The recent Spending Review made no mention of the long-promised NRF and when asked directly by Highways, the Treasury declined to deny that it had abandoned the idea.

With the loss of the fund, the Government appears to have also dropped a flagship pledge to spend £3.5bn of VED over five years on upgrades to English local roads.

Despite repeated requests from Highways, the Department for Transport and the Treasury have both declined to confirm that the pledge remains Government policy.

Most of the cash may have been diverted to provide an additional £2.1bn towards the 2020-25 RIS 2.

Neither the Spending Review nor the National Infrastructure Strategy mentioned the NRF, or the MRN – a key funding source for local road upgrades alongside the Large Local Majors funding stream.

The NRF was first formally announced in the 2018 Budget to ‘deliver on the Government’s commitment to hypothecate English Vehicle Excise Duty to roads spending’.

Under the NRF, from 2020 to 2025, all VED income, totalling £28.8bn, would have been split between RIS 2 and local road upgrades, with RIS 2 getting the lion’s share of £25.3bn and local roads getting the remaining £3.5bn, split between the MRN and Large Local Majors.

It was clearly stated that ‘£3.5bn of [the NRF] is expected to be spent on local roads’.

However, Highways understands that DfT officials are no longer able to confirm to local authorities and other stakeholders that this amount will actually be available to fund regional MRN and Large Local Major programmes.

When RIS 2 was published earlier this year its budget was increased to £27.4bn to cover the extra cost of the A303 Stonehenge Tunnel and the roads for the Lower Thames Crossing, potentially leaving as little as £1.5bn for local road upgrades.

The Department for Transport has told Highways that it remains committed to the MRN but did not confirm that this would be funded through the NRF.

When asked to confirm that NRF funding for local road upgrades would still amount to £3.5bn over five years, it pointed out that the Spending Review repeated the commitment to spend £27.5 billion (sic) on RIS 2.

A Treasury spokesperson said: 'At this year’s Budget we increased the total amount of funding provided over the next five years to be spent on roads to over £29bn, far exceeding the original amount committed to the [National] Roads Fund, supporting the UK to build back better.'

Is the local cupboard bare?

Recently government announcements – or the lack of them – have added to fears that there is very little cash for local schemes.
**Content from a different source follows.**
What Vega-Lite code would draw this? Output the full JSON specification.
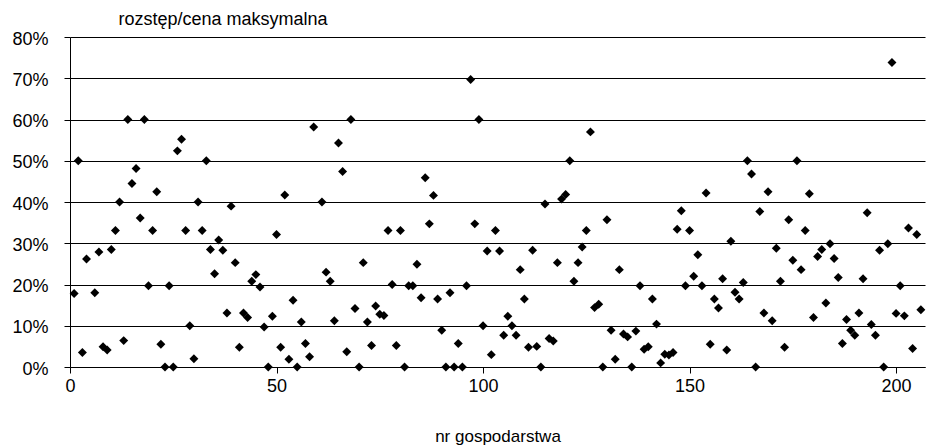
{
  "$schema": "https://vega.github.io/schema/vega-lite/v6.json",
  "autosize": {"type": "none"},
  "padding": {"left": 70, "top": 37, "right": 1, "bottom": 78},
  "width": 855,
  "height": 330,
  "background": "white",
  "config": {
    "view": {"stroke": null},
    "font": "Liberation Sans",
    "axis": {
      "labelFont": "Liberation Sans",
      "titleFont": "Liberation Sans",
      "labelFontSize": 18,
      "titleFontSize": 18,
      "labelColor": "#000",
      "titleColor": "#000",
      "titleFontWeight": "normal",
      "domainColor": "#000",
      "domainWidth": 1,
      "tickColor": "#000",
      "tickSize": 6,
      "tickWidth": 1
    }
  },
  "data": {
    "values": [
      {"nr": 1, "v": 0.178}, {"nr": 2, "v": 0.50}, {"nr": 3, "v": 0.035}, {"nr": 4, "v": 0.262},
      {"nr": 6, "v": 0.18}, {"nr": 7, "v": 0.279}, {"nr": 8, "v": 0.049}, {"nr": 9, "v": 0.041},
      {"nr": 10, "v": 0.285}, {"nr": 11, "v": 0.331}, {"nr": 12, "v": 0.40}, {"nr": 13, "v": 0.064},
      {"nr": 14, "v": 0.60}, {"nr": 15, "v": 0.445}, {"nr": 16, "v": 0.481}, {"nr": 17, "v": 0.361},
      {"nr": 18, "v": 0.60}, {"nr": 19, "v": 0.197}, {"nr": 20, "v": 0.331}, {"nr": 21, "v": 0.425},
      {"nr": 22, "v": 0.055}, {"nr": 23, "v": 0.0}, {"nr": 24, "v": 0.197}, {"nr": 25, "v": 0.0},
      {"nr": 26, "v": 0.524}, {"nr": 27, "v": 0.552}, {"nr": 28, "v": 0.331}, {"nr": 29, "v": 0.10},
      {"nr": 30, "v": 0.02}, {"nr": 31, "v": 0.40}, {"nr": 32, "v": 0.331}, {"nr": 33, "v": 0.50},
      {"nr": 34, "v": 0.285}, {"nr": 35, "v": 0.226}, {"nr": 36, "v": 0.308}, {"nr": 37, "v": 0.283},
      {"nr": 38, "v": 0.131}, {"nr": 39, "v": 0.39}, {"nr": 40, "v": 0.253}, {"nr": 41, "v": 0.048},
      {"nr": 42, "v": 0.131}, {"nr": 43, "v": 0.12}, {"nr": 44, "v": 0.208}, {"nr": 45, "v": 0.224},
      {"nr": 46, "v": 0.194}, {"nr": 47, "v": 0.097}, {"nr": 48, "v": 0.0}, {"nr": 49, "v": 0.123},
      {"nr": 50, "v": 0.321}, {"nr": 51, "v": 0.048}, {"nr": 52, "v": 0.417}, {"nr": 53, "v": 0.019},
      {"nr": 54, "v": 0.162}, {"nr": 55, "v": 0.0}, {"nr": 56, "v": 0.109}, {"nr": 57, "v": 0.057},
      {"nr": 58, "v": 0.025}, {"nr": 59, "v": 0.582}, {"nr": 61, "v": 0.40}, {"nr": 62, "v": 0.23},
      {"nr": 63, "v": 0.208}, {"nr": 64, "v": 0.112}, {"nr": 65, "v": 0.543}, {"nr": 66, "v": 0.474},
      {"nr": 67, "v": 0.037}, {"nr": 68, "v": 0.60}, {"nr": 69, "v": 0.142}, {"nr": 70, "v": 0.0},
      {"nr": 71, "v": 0.253}, {"nr": 72, "v": 0.109}, {"nr": 73, "v": 0.052}, {"nr": 74, "v": 0.148},
      {"nr": 75, "v": 0.128}, {"nr": 76, "v": 0.125}, {"nr": 77, "v": 0.331}, {"nr": 78, "v": 0.20},
      {"nr": 79, "v": 0.052}, {"nr": 80, "v": 0.331}, {"nr": 81, "v": 0.0}, {"nr": 82, "v": 0.197},
      {"nr": 83, "v": 0.197}, {"nr": 84, "v": 0.249}, {"nr": 85, "v": 0.168}, {"nr": 86, "v": 0.459},
      {"nr": 87, "v": 0.347}, {"nr": 88, "v": 0.416}, {"nr": 89, "v": 0.165}, {"nr": 90, "v": 0.089},
      {"nr": 91, "v": 0.0}, {"nr": 92, "v": 0.18}, {"nr": 93, "v": 0.0}, {"nr": 94, "v": 0.057},
      {"nr": 95, "v": 0.0}, {"nr": 96, "v": 0.197}, {"nr": 97, "v": 0.697}, {"nr": 98, "v": 0.347},
      {"nr": 99, "v": 0.60}, {"nr": 100, "v": 0.10}, {"nr": 101, "v": 0.281}, {"nr": 102, "v": 0.03},
      {"nr": 103, "v": 0.331}, {"nr": 104, "v": 0.281}, {"nr": 105, "v": 0.077}, {"nr": 106, "v": 0.123},
      {"nr": 107, "v": 0.10}, {"nr": 108, "v": 0.077}, {"nr": 109, "v": 0.236}, {"nr": 110, "v": 0.165},
      {"nr": 111, "v": 0.048}, {"nr": 112, "v": 0.283}, {"nr": 113, "v": 0.05}, {"nr": 114, "v": 0.0},
      {"nr": 115, "v": 0.395}, {"nr": 116, "v": 0.069}, {"nr": 117, "v": 0.063}, {"nr": 118, "v": 0.253},
      {"nr": 119, "v": 0.407}, {"nr": 120, "v": 0.418}, {"nr": 121, "v": 0.50}, {"nr": 122, "v": 0.208},
      {"nr": 123, "v": 0.253}, {"nr": 124, "v": 0.291}, {"nr": 125, "v": 0.331}, {"nr": 126, "v": 0.57},
      {"nr": 127, "v": 0.144}, {"nr": 128, "v": 0.152}, {"nr": 129, "v": 0.0}, {"nr": 130, "v": 0.357},
      {"nr": 131, "v": 0.089}, {"nr": 132, "v": 0.019}, {"nr": 133, "v": 0.236}, {"nr": 134, "v": 0.08},
      {"nr": 135, "v": 0.073}, {"nr": 136, "v": 0.0}, {"nr": 137, "v": 0.087}, {"nr": 138, "v": 0.197},
      {"nr": 139, "v": 0.043}, {"nr": 140, "v": 0.049}, {"nr": 141, "v": 0.165}, {"nr": 142, "v": 0.104},
      {"nr": 143, "v": 0.01}, {"nr": 144, "v": 0.031}, {"nr": 145, "v": 0.029}, {"nr": 146, "v": 0.035},
      {"nr": 147, "v": 0.334}, {"nr": 148, "v": 0.379}, {"nr": 149, "v": 0.197}, {"nr": 150, "v": 0.331},
      {"nr": 151, "v": 0.22}, {"nr": 152, "v": 0.272}, {"nr": 153, "v": 0.197}, {"nr": 154, "v": 0.422},
      {"nr": 155, "v": 0.055}, {"nr": 156, "v": 0.165}, {"nr": 157, "v": 0.143}, {"nr": 158, "v": 0.214},
      {"nr": 159, "v": 0.041}, {"nr": 160, "v": 0.305}, {"nr": 161, "v": 0.181}, {"nr": 162, "v": 0.165},
      {"nr": 163, "v": 0.205}, {"nr": 164, "v": 0.50}, {"nr": 165, "v": 0.468}, {"nr": 166, "v": 0.0},
      {"nr": 167, "v": 0.377}, {"nr": 168, "v": 0.131}, {"nr": 169, "v": 0.425}, {"nr": 170, "v": 0.112},
      {"nr": 171, "v": 0.288}, {"nr": 172, "v": 0.208}, {"nr": 173, "v": 0.048}, {"nr": 174, "v": 0.357},
      {"nr": 175, "v": 0.259}, {"nr": 176, "v": 0.50}, {"nr": 177, "v": 0.236}, {"nr": 178, "v": 0.331},
      {"nr": 179, "v": 0.42}, {"nr": 180, "v": 0.12}, {"nr": 181, "v": 0.268}, {"nr": 182, "v": 0.285},
      {"nr": 183, "v": 0.155}, {"nr": 184, "v": 0.299}, {"nr": 185, "v": 0.263}, {"nr": 186, "v": 0.217},
      {"nr": 187, "v": 0.057}, {"nr": 188, "v": 0.115}, {"nr": 189, "v": 0.089}, {"nr": 190, "v": 0.077},
      {"nr": 191, "v": 0.131}, {"nr": 192, "v": 0.214}, {"nr": 193, "v": 0.374}, {"nr": 194, "v": 0.103},
      {"nr": 195, "v": 0.077}, {"nr": 196, "v": 0.283}, {"nr": 197, "v": 0.0}, {"nr": 198, "v": 0.299},
      {"nr": 199, "v": 0.738}, {"nr": 200, "v": 0.13}, {"nr": 201, "v": 0.197}, {"nr": 202, "v": 0.124},
      {"nr": 203, "v": 0.337}, {"nr": 204, "v": 0.045}, {"nr": 205, "v": 0.321}, {"nr": 206, "v": 0.139}
    ]
  },
  "mark": {"type": "point", "shape": "diamond", "filled": true, "color": "#000", "opacity": 1, "size": 80},
  "encoding": {
    "x": {
      "field": "nr",
      "type": "quantitative",
      "scale": {"domain": [0, 207], "nice": false, "zero": false},
      "axis": {
        "values": [0, 50, 100, 150, 200],
        "grid": false,
        "labelPadding": 4,
        "labelFlush": false,
        "title": "nr gospodarstwa",
        "titleFontSize": 17,
        "titleY": 74,
        "titleBaseline": "alphabetic"
      }
    },
    "y": {
      "field": "v",
      "type": "quantitative",
      "scale": {"domain": [0, 0.8], "nice": false},
      "axis": {
        "values": [0, 0.1, 0.2, 0.3, 0.4, 0.5, 0.6, 0.7, 0.8],
        "format": ".0%",
        "grid": true,
        "gridColor": "#000",
        "gridWidth": 1,
        "gridOpacity": 1,
        "labelPadding": 16,
        "labelFlush": false,
        "labelBaseline": "middle",
        "labelOffset": 2,
        "title": "rozstęp/cena maksymalna",
        "titleAngle": 0,
        "titleAlign": "left",
        "titleBaseline": "alphabetic",
        "titleX": 48,
        "titleY": -13
      }
    }
  }
}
Funding decisions are still awaited for the vast majority of a large number of schemes submitted by sub-national transport bodies for what would have been NRF funding at the Government’s invitation in July and August 2019.

The National Infrastructure Strategy cites approval for three schemes in support of an assertion that: ‘The Government is also investing £310m in 2021-22 in upgrading the road network.’

Only two of these schemes are Large Local Majors and one of those was approved under the 2015-20 funding round. A third is funded through the Local Growth Fund (LGF) – an entirely different funding pot.

The North Hykeham relief road – a Large Local Major given ‘programme entry’ approval – is the only scheme submitted last year that has had funding (£110m) allocated.

The two other schemes, crossings at Great Yarmouth and Lake Lothing that have been awarded £98m and £73.4m respectively, are longstanding schemes that have now been given final approval.

The new crossing at Great Yarmouth was approved for £98m Large Local Majors funding in November 2017.

The Lake Lothing crossing in Lowestoft is funded through the Local Growth Fund and was in fact cited in the Government’s 2016-21 National Infrastructure Delivery plan.

This year ministers have also announced funding for two MRN schemes – at York and in Cumbria – that then transport secretary, Chris Grayling, announced in 2018, as well as £60m for a section of the North Devon Road Link – a Large Local Major for which funding was agreed in 2018.

At this year’s Spring Budget, it was announced that 15 of the MRN and Large Local Major schemes submitted last year, including the A39 at Camelford (pictured above), would ‘proceed to the next stage of development’ but with no guarantee of capital funding.